Because drift rarely happens all at once. It happens gradually. Quietly. Collectively. We get used to small compromises. We normalize spiritual apathy. We tolerate bitterness. We nurse private resentments. We substitute activity for intimacy with God. And the alarm sounds. Ash Wednesday is not about religious theatrics. It is not about impressing anyone with solemnity. It is about truth-telling. The truth that we are sinners. The truth that we are dust. The truth that our time is short. But also the truth that God is merciful.
When ashes are placed on your forehead tonight, it will not be a mark of rejection. It will be a mark of reality. And reality, in the hands of a gracious God, becomes the doorway to hope. Because the story does not end in Joel. It does not end in dust. It does not end in alarm. The God who calls His people to rend their hearts is the same God who, in Jesus Christ, allowed His own heart to be pierced. Christ entered the darkness Joel described. Christ stepped into the day of gloom. Christ took on our dust. Christ faced our death. And He did not stay in it.

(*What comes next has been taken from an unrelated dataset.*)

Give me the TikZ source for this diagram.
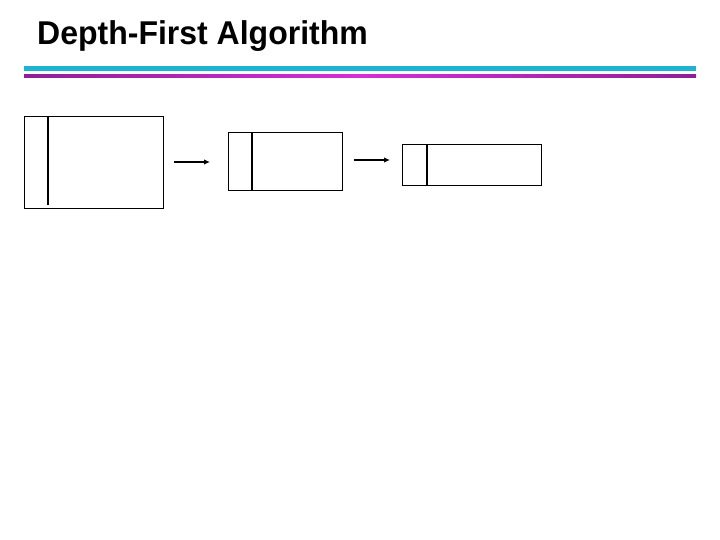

So we repent not as those who are doomed, but as those who are loved. We confess not because we are beyond hope, but because hope is real. The alarm is sounding. Not to shame you. Not to humiliate you. But to wake you. Wake up to what matters. Wake up to how brief this life is. Wake up to the mercy of God that says, “Even now.” Even now—return. As you come forward for ashes, do not hear only the words of dust. Hear the invitation behind them. You are fragile. You are finite. You are dust.
But you are loved by a God who is gracious and merciful, slow to anger, and abounding in steadfast love. The alarm is sounding. And it is the sound of mercy.